## Data lines
>>>>>

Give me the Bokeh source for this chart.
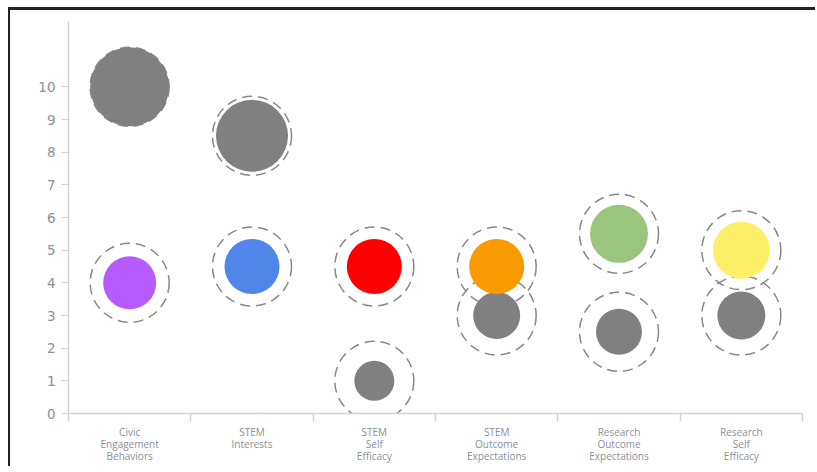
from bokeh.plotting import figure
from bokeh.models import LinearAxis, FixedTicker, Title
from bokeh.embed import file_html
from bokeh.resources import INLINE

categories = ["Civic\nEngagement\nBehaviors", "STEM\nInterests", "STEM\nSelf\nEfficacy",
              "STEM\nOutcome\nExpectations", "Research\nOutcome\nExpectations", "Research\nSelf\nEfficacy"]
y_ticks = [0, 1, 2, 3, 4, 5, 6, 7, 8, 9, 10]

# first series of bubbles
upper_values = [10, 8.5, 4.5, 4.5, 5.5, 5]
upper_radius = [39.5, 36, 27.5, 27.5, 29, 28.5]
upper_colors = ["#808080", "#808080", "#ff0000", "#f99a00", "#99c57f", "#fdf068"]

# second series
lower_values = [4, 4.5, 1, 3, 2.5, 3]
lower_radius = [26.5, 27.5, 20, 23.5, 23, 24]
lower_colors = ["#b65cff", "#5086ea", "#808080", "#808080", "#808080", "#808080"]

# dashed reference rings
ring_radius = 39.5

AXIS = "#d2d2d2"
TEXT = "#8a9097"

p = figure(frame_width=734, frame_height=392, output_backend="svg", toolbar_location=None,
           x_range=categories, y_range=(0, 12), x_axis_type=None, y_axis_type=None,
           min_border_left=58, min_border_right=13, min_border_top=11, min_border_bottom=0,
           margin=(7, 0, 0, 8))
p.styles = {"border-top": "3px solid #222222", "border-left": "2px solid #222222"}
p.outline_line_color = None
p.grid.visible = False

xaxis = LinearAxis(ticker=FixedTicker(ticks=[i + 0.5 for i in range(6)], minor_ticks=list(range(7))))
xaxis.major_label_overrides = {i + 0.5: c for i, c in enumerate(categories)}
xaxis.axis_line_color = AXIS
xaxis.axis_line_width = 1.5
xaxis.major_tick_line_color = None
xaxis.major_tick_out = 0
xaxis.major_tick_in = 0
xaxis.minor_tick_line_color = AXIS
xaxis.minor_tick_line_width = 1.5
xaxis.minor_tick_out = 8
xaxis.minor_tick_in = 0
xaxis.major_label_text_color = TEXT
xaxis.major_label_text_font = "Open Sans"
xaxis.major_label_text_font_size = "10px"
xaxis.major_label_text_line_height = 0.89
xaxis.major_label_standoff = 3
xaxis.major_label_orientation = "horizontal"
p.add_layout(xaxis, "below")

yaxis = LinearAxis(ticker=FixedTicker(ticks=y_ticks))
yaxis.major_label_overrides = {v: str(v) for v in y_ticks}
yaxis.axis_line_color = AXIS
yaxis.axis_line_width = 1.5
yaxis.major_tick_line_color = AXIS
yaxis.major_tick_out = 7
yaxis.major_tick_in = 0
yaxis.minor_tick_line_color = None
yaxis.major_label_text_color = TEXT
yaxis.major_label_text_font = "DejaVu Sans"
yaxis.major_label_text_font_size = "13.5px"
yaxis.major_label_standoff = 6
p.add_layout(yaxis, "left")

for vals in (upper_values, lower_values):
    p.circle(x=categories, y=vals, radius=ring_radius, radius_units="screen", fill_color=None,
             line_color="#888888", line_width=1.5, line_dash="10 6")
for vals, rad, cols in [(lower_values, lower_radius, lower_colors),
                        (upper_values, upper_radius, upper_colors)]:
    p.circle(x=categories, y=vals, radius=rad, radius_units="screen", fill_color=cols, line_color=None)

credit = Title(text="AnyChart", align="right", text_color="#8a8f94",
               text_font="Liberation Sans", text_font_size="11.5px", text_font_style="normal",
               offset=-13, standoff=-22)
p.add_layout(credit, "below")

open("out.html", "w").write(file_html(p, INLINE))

<<<<<

## Written instruction
Extract every line of the data exactly; pictures stay out.

## Problem solution
Give me the Bokeh source for this chart.
from bokeh.plotting import figure
from bokeh.models import LinearAxis, FixedTicker, Title
from bokeh.embed import file_html
from bokeh.resources import INLINE

categories = ["Civic\nEngagement\nBehaviors", "STEM\nInterests", "STEM\nSelf\nEfficacy",
              "STEM\nOutcome\nExpectations", "Research\nOutcome\nExpectations", "Research\nSelf\nEfficacy"]
y_ticks = [0, 1, 2, 3, 4, 5, 6, 7, 8, 9, 10]

# first series of bubbles
upper_values = [10, 8.5, 4.5, 4.5, 5.5, 5]
upper_radius = [39.5, 36, 27.5, 27.5, 29, 28.5]
upper_colors = ["#808080", "#808080", "#ff0000", "#f99a00", "#99c57f", "#fdf068"]

# second series
lower_values = [4, 4.5, 1, 3, 2.5, 3]
lower_radius = [26.5, 27.5, 20, 23.5, 23, 24]
lower_colors = ["#b65cff", "#5086ea", "#808080", "#808080", "#808080", "#808080"]

# dashed reference rings
ring_radius = 39.5

AXIS = "#d2d2d2"
TEXT = "#8a9097"

p = figure(frame_width=734, frame_height=392, output_backend="svg", toolbar_location=None,
           x_range=categories, y_range=(0, 12), x_axis_type=None, y_axis_type=None,
           min_border_left=58, min_border_right=13, min_border_top=11, min_border_bottom=0,
           margin=(7, 0, 0, 8))
p.styles = {"border-top": "3px solid #222222", "border-left": "2px solid #222222"}
p.outline_line_color = None
p.grid.visible = False

xaxis = LinearAxis(ticker=FixedTicker(ticks=[i + 0.5 for i in range(6)], minor_ticks=list(range(7))))
xaxis.major_label_overrides = {i + 0.5: c for i, c in enumerate(categories)}
xaxis.axis_line_color = AXIS
xaxis.axis_line_width = 1.5
xaxis.major_tick_line_color = None
xaxis.major_tick_out = 0
xaxis.major_tick_in = 0
xaxis.minor_tick_line_color = AXIS
xaxis.minor_tick_line_width = 1.5
xaxis.minor_tick_out = 8
xaxis.minor_tick_in = 0
xaxis.major_label_text_color = TEXT
xaxis.major_label_text_font = "Open Sans"
xaxis.major_label_text_font_size = "10px"
xaxis.major_label_text_line_height = 0.89
xaxis.major_label_standoff = 3
xaxis.major_label_orientation = "horizontal"
p.add_layout(xaxis, "below")

yaxis = LinearAxis(ticker=FixedTicker(ticks=y_ticks))
yaxis.major_label_overrides = {v: str(v) for v in y_ticks}
yaxis.axis_line_color = AXIS
yaxis.axis_line_width = 1.5
yaxis.major_tick_line_color = AXIS
yaxis.major_tick_out = 7
yaxis.major_tick_in = 0
yaxis.minor_tick_line_color = None
yaxis.major_label_text_color = TEXT
yaxis.major_label_text_font = "DejaVu Sans"
yaxis.major_label_text_font_size = "13.5px"
yaxis.major_label_standoff = 6
p.add_layout(yaxis, "left")

for vals in (upper_values, lower_values):
    p.circle(x=categories, y=vals, radius=ring_radius, radius_units="screen", fill_color=None,
             line_color="#888888", line_width=1.5, line_dash="10 6")
for vals, rad, cols in [(lower_values, lower_radius, lower_colors),
                        (upper_values, upper_radius, upper_colors)]:
    p.circle(x=categories, y=vals, radius=rad, radius_units="screen", fill_color=cols, line_color=None)

credit = Title(text="AnyChart", align="right", text_color="#8a8f94",
               text_font="Liberation Sans", text_font_size="11.5px", text_font_style="normal",
               offset=-13, standoff=-22)
p.add_layout(credit, "below")

open("out.html", "w").write(file_html(p, INLINE))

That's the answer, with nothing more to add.